* [Your objective]
Print nothing but the lines from the start of the listing below through the line that contains "(0,0) rectangle (1027,978);". Do not include the pictures.

[BEGIN Raw data]

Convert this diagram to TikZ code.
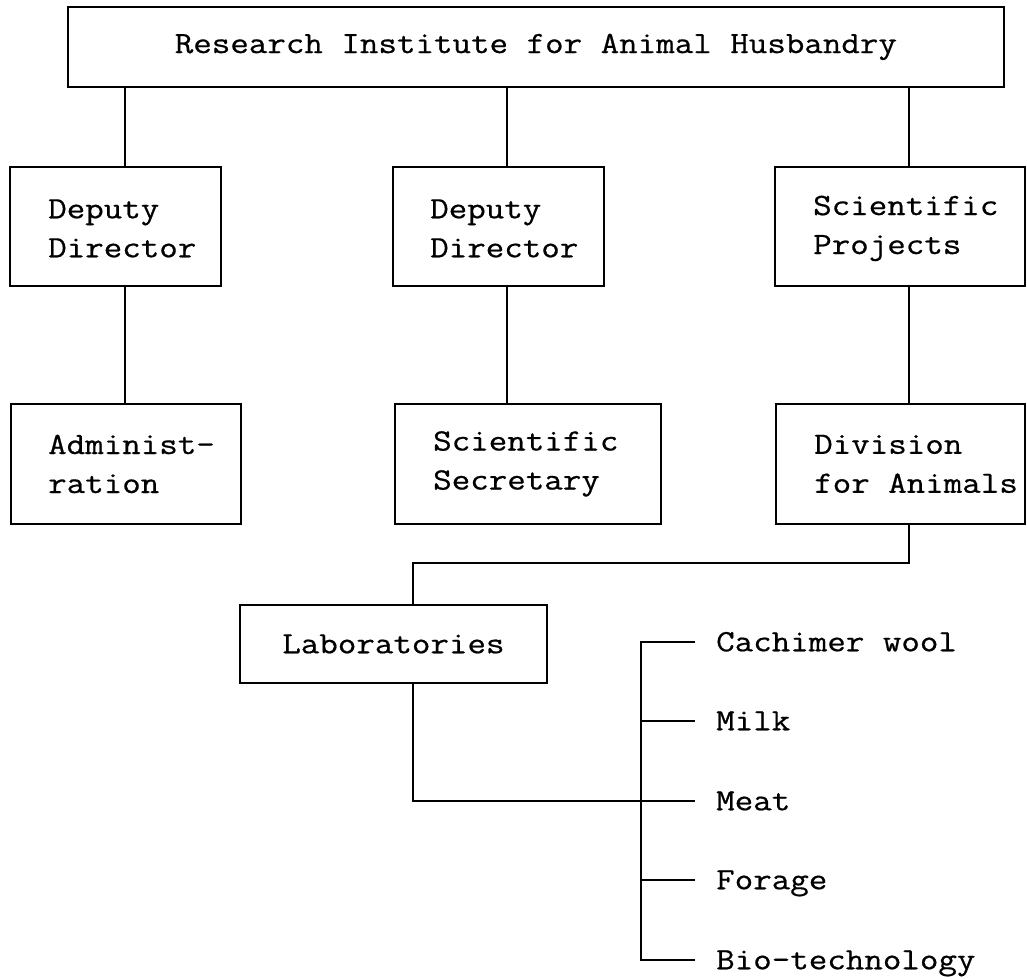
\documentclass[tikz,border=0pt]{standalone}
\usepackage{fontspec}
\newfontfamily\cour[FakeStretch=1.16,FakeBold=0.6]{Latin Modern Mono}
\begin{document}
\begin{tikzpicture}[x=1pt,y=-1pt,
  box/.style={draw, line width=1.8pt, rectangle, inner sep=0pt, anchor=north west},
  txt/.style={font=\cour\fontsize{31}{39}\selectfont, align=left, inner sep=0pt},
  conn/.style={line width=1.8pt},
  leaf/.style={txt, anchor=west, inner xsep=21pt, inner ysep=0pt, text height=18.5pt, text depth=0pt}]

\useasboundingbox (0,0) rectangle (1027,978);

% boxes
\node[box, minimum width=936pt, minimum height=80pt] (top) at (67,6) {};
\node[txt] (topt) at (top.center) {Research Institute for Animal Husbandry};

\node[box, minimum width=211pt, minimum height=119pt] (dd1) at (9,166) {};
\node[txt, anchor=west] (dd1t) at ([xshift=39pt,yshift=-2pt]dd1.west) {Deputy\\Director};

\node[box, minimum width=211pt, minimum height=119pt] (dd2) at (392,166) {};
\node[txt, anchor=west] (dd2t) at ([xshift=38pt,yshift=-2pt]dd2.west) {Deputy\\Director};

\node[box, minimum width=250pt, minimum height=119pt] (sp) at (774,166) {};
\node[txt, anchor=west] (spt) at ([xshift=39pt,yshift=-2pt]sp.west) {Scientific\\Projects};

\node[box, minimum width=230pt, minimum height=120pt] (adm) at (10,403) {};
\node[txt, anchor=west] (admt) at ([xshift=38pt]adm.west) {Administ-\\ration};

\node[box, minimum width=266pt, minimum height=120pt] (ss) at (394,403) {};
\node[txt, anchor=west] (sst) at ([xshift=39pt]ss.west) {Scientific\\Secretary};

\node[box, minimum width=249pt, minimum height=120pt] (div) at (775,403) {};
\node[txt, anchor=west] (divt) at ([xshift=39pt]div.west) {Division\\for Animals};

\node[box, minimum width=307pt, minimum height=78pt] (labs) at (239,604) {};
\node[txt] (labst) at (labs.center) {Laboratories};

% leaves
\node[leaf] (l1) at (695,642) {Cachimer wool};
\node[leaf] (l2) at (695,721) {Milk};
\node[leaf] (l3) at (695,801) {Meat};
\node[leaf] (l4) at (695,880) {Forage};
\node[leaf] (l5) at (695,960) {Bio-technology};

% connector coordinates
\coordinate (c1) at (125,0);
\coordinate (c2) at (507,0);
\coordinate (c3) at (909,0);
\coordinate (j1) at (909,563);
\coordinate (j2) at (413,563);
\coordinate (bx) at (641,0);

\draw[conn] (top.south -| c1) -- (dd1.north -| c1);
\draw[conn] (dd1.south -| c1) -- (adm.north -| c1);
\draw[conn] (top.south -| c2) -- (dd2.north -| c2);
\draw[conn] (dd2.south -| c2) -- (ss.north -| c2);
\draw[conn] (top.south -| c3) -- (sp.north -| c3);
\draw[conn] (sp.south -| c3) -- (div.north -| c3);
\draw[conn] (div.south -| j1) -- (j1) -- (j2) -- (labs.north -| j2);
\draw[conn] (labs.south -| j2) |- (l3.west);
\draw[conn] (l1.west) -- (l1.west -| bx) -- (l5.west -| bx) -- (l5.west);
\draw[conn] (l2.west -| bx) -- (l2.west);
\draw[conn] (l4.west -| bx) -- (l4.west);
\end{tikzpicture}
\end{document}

[END Raw data]

* [Answer to the task]
Convert this diagram to TikZ code.
\documentclass[tikz,border=0pt]{standalone}
\usepackage{fontspec}
\newfontfamily\cour[FakeStretch=1.16,FakeBold=0.6]{Latin Modern Mono}
\begin{document}
\begin{tikzpicture}[x=1pt,y=-1pt,
  box/.style={draw, line width=1.8pt, rectangle, inner sep=0pt, anchor=north west},
  txt/.style={font=\cour\fontsize{31}{39}\selectfont, align=left, inner sep=0pt},
  conn/.style={line width=1.8pt},
  leaf/.style={txt, anchor=west, inner xsep=21pt, inner ysep=0pt, text height=18.5pt, text depth=0pt}]

\useasboundingbox (0,0) rectangle (1027,978);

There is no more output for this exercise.